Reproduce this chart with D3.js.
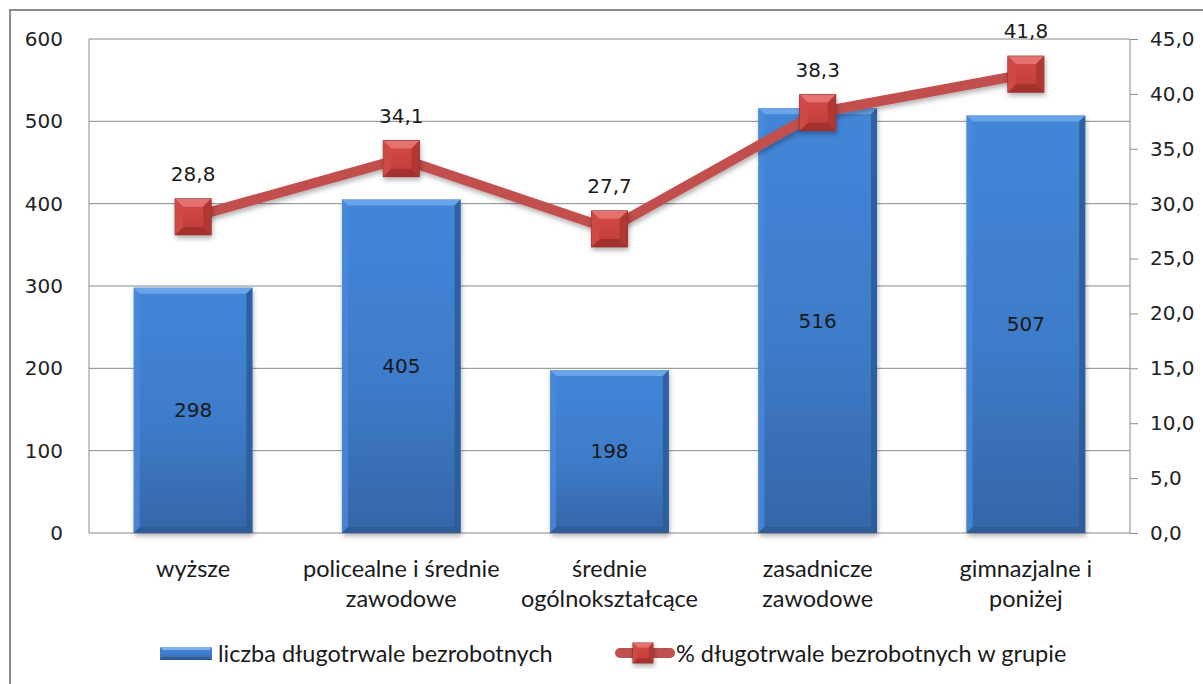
<!DOCTYPE html>
<html>
<head>
<meta charset="utf-8">
<script src="https://cdn.jsdelivr.net/npm/d3@7"></script>
<style>
  body { margin: 0; background: #fff; }
  svg { display: block; }
</style>
</head>
<body>
<div id="chart"></div>
<script>
// data
var categories = ["wyższe", "policealne i średnie zawodowe", "średnie ogólnokształcące", "zasadnicze zawodowe", "gimnazjalne i poniżej"];
var catLines = [["wyższe"], ["policealne i średnie", "zawodowe"], ["średnie", "ogólnokształcące"], ["zasadnicze", "zawodowe"], ["gimnazjalne i", "poniżej"]];
var counts = [298, 405, 198, 516, 507];
var percents = [28.8, 34.1, 27.7, 38.3, 41.8];
var leftTicks = [0, 100, 200, 300, 400, 500, 600];
var rightTicks = [0, 5, 10, 15, 20, 25, 30, 35, 40, 45];
var seriesNames = ["liczba długotrwale bezrobotnych", "% długotrwale bezrobotnych w grupie"];

var width = 1203, height = 684;
var plot = { left: 89, right: 1130, top: 39, bottom: 533 };

var svg = d3.select("#chart").append("svg")
  .attr("width", width)
  .attr("height", height);

var defs = svg.append("defs");

// bar gradient
var bg = defs.append("linearGradient").attr("id", "barGrad")
  .attr("x1", 0).attr("y1", 0).attr("x2", 0).attr("y2", 1);
bg.append("stop").attr("offset", "0%").attr("stop-color", "#4386d8");
bg.append("stop").attr("offset", "55%").attr("stop-color", "#3e7bc9");
bg.append("stop").attr("offset", "100%").attr("stop-color", "#3566a8");

var mg = defs.append("linearGradient").attr("id", "mkGrad")
  .attr("x1", 0).attr("y1", 0).attr("x2", 0).attr("y2", 1);
mg.append("stop").attr("offset", "0%").attr("stop-color", "#d64a46");
mg.append("stop").attr("offset", "100%").attr("stop-color", "#bf3d39");

var sh = defs.append("filter").attr("id", "shadow")
  .attr("x", "-20%").attr("y", "-20%").attr("width", "150%").attr("height", "150%");
sh.append("feDropShadow").attr("dx", 1).attr("dy", 3).attr("stdDeviation", 2.5)
  .attr("flood-color", "#000").attr("flood-opacity", 0.3);

// outer frame
svg.append("rect")
  .attr("x", 10).attr("y", 10)
  .attr("width", width + 10).attr("height", height + 10)
  .attr("fill", "none").attr("stroke", "#8c8c8c").attr("stroke-width", 2);

var x = d3.scaleBand()
  .domain(categories)
  .range([plot.left, plot.right])
  .paddingInner(0.43)
  .paddingOuter(0.215);

var yL = d3.scaleLinear().domain([0, 600]).range([plot.bottom, plot.top]);
var yR = d3.scaleLinear().domain([0, 45]).range([plot.bottom, plot.top]);

// gridlines
svg.append("g").selectAll("line")
  .data(leftTicks)
  .enter().append("line")
    .attr("x1", plot.left).attr("x2", plot.right)
    .attr("y1", function(d) { return yL(d); })
    .attr("y2", function(d) { return yL(d); })
    .attr("stroke", "#8a8a8a").attr("stroke-width", 1);

// left border of plot area
svg.append("line")
  .attr("x1", plot.left).attr("x2", plot.left)
  .attr("y1", plot.top).attr("y2", plot.bottom)
  .attr("stroke", "#8a8a8a");

// left axis labels
svg.append("g").selectAll("text")
  .data(leftTicks)
  .enter().append("text")
    .attr("x", 63)
    .attr("y", function(d) { return yL(d); })
    .attr("dy", "0.35em")
    .attr("text-anchor", "end")
    .attr("font-family", "DejaVu Sans, sans-serif")
    .attr("font-size", 20)
    .attr("fill", "#222")
    .text(function(d) { return d; });

// right axis
var rAxis = svg.append("g")
  .attr("transform", "translate(" + plot.right + ",0)")
  .call(d3.axisRight(yR).tickValues(rightTicks).tickSize(8).tickPadding(12)
    .tickFormat(function(d) { return d3.format(".1f")(d).replace(".", ","); }));
rAxis.select(".domain").attr("stroke", "#8a8a8a").attr("d", "M0," + plot.top + "V" + plot.bottom);
rAxis.selectAll(".tick line").attr("stroke", "#8a8a8a");
rAxis.selectAll(".tick text")
  .attr("font-family", "DejaVu Sans, sans-serif")
  .attr("font-size", 20)
  .attr("fill", "#222");

// bars
var bw = x.bandwidth();
var bars = svg.append("g").selectAll("g.bar")
  .data(counts)
  .enter().append("g")
    .attr("class", "bar")
    .attr("transform", function(d, i) { return "translate(" + x(categories[i]) + "," + yL(d) + ")"; });

bars.append("rect")
  .attr("width", bw)
  .attr("height", function(d) { return yL(0) - yL(d); })
  .attr("fill", "url(#barGrad)")
  .attr("filter", "url(#shadow)");

var bev = 6;
// top bevel (light)
bars.append("path")
  .attr("d", "M0,0 L" + bw + ",0 L" + (bw - bev) + "," + bev + " L" + bev + "," + bev + "Z")
  .attr("fill", "#6aa4e8");
// left bevel
bars.append("path")
  .attr("d", function(d) {
    var h = yL(0) - yL(d);
    return "M0,0 L" + bev + "," + bev + " L" + bev + "," + (h - bev) + " L0," + h + "Z";
  })
  .attr("fill", "#4a8ad9").attr("opacity", 0.8);
// right bevel (dark)
bars.append("path")
  .attr("d", function(d) {
    var h = yL(0) - yL(d);
    return "M" + bw + ",0 L" + (bw - bev) + "," + bev + " L" + (bw - bev) + "," + (h - bev) + " L" + bw + "," + h + "Z";
  })
  .attr("fill", "#2c5a96").attr("opacity", 0.85);
// bottom bevel
bars.append("path")
  .attr("d", function(d) {
    var h = yL(0) - yL(d);
    return "M0," + h + " L" + bev + "," + (h - bev) + " L" + (bw - bev) + "," + (h - bev) + " L" + bw + "," + h + "Z";
  })
  .attr("fill", "#2d5a92").attr("opacity", 0.8);

// bar labels
svg.append("g").selectAll("text")
  .data(counts)
  .enter().append("text")
    .attr("x", function(d, i) { return x(categories[i]) + bw / 2; })
    .attr("y", function(d) { return (yL(d) + yL(0)) / 2; })
    .attr("dy", "0.35em")
    .attr("text-anchor", "middle")
    .attr("font-family", "DejaVu Sans, sans-serif")
    .attr("font-size", 20)
    .attr("fill", "#1a1a1a")
    .text(function(d) { return d; });

// line
var line = d3.line()
  .x(function(d, i) { return x(categories[i]) + bw / 2; })
  .y(function(d) { return yR(d); });

svg.append("path")
  .datum(percents)
  .attr("d", line)
  .attr("fill", "none")
  .attr("stroke", "#c0504d")
  .attr("stroke-width", 10)
  .attr("filter", "url(#shadow)");

// markers
function marker(g, s) {
  var b = s * 0.22;
  g.append("rect").attr("x", -s / 2).attr("y", -s / 2).attr("width", s).attr("height", s)
    .attr("fill", "url(#mkGrad)").attr("stroke", "#8e2e2b").attr("stroke-width", 1)
    .attr("filter", "url(#shadow)");
  g.append("path").attr("d", "M" + (-s/2) + "," + (-s/2) + " L" + (s/2) + "," + (-s/2) + " L" + (s/2 - b) + "," + (-s/2 + b) + " L" + (-s/2 + b) + "," + (-s/2 + b) + "Z")
    .attr("fill", "#e4726e");
  g.append("path").attr("d", "M" + (s/2) + "," + (-s/2) + " L" + (s/2 - b) + "," + (-s/2 + b) + " L" + (s/2 - b) + "," + (s/2 - b) + " L" + (s/2) + "," + (s/2) + "Z")
    .attr("fill", "#b13733");
  g.append("path").attr("d", "M" + (-s/2) + "," + (s/2) + " L" + (-s/2 + b) + "," + (s/2 - b) + " L" + (s/2 - b) + "," + (s/2 - b) + " L" + (s/2) + "," + (s/2) + "Z")
    .attr("fill", "#a3312d");
  g.append("path").attr("d", "M" + (-s/2) + "," + (-s/2) + " L" + (-s/2 + b) + "," + (-s/2 + b) + " L" + (-s/2 + b) + "," + (s/2 - b) + " L" + (-s/2) + "," + (s/2) + "Z")
    .attr("fill", "#cf4a46");
}

svg.append("g").selectAll("g")
  .data(percents)
  .enter().append("g")
    .attr("transform", function(d, i) { return "translate(" + (x(categories[i]) + bw / 2) + "," + yR(d) + ")"; })
    .each(function() { marker(d3.select(this), 36); });

// line labels
svg.append("g").selectAll("text")
  .data(percents)
  .enter().append("text")
    .attr("x", function(d, i) { return x(categories[i]) + bw / 2; })
    .attr("y", function(d) { return yR(d) - 43; })
    .attr("dy", "0.35em")
    .attr("text-anchor", "middle")
    .attr("font-family", "DejaVu Sans, sans-serif")
    .attr("font-size", 20)
    .attr("fill", "#1a1a1a")
    .text(function(d) { return d3.format(".1f")(d).replace(".", ","); });

// category labels
var cl = svg.append("g").selectAll("text")
  .data(catLines)
  .enter().append("text")
    .attr("x", function(d, i) { return x(categories[i]) + bw / 2; })
    .attr("y", 577)
    .attr("text-anchor", "middle")
    .attr("font-family", "Lato, sans-serif")
    .attr("font-size", 23.5)
    .attr("fill", "#1a1a1a");
cl.selectAll("tspan")
  .data(function(d) { return d; })
  .enter().append("tspan")
    .attr("x", function() { return d3.select(this.parentNode).attr("x"); })
    .attr("dy", function(d, j) { return j === 0 ? 0 : 30; })
    .text(function(d) { return d; });

// legend
var lg = svg.append("g");
var sw = lg.append("g").attr("transform", "translate(160,647)");
sw.append("rect").attr("width", 52).attr("height", 13).attr("fill", "url(#barGrad)");
sw.append("path").attr("d", "M0,0 L52,0 L49,3 L3,3Z").attr("fill", "#7fb2ec");
sw.append("path").attr("d", "M0,13 L3,10 L49,10 L52,13Z").attr("fill", "#2d5a92");
lg.append("text")
  .attr("x", 218).attr("y", 654).attr("dy", "0.35em")
  .attr("font-family", "Lato, sans-serif").attr("font-size", 23.5).attr("fill", "#1a1a1a")
  .text(seriesNames[0]);

lg.append("line")
  .attr("x1", 620).attr("x2", 670).attr("y1", 653).attr("y2", 653)
  .attr("stroke", "#c0504d").attr("stroke-width", 10).attr("stroke-linecap", "round");
marker(lg.append("g").attr("transform", "translate(643,653)"), 20);
lg.append("text")
  .attr("x", 676).attr("y", 654).attr("dy", "0.35em")
  .attr("font-family", "Lato, sans-serif").attr("font-size", 23.5).attr("fill", "#1a1a1a")
  .text(seriesNames[1]);
</script>
</body>
</html>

:: WORK TO COMPLETE ::
Gather up the lines that contain the word "chart".

:: WRITTEN RESPONSE ::
Reproduce this chart with D3.js.
<div id="chart"></div>
var svg = d3.select("#chart").append("svg")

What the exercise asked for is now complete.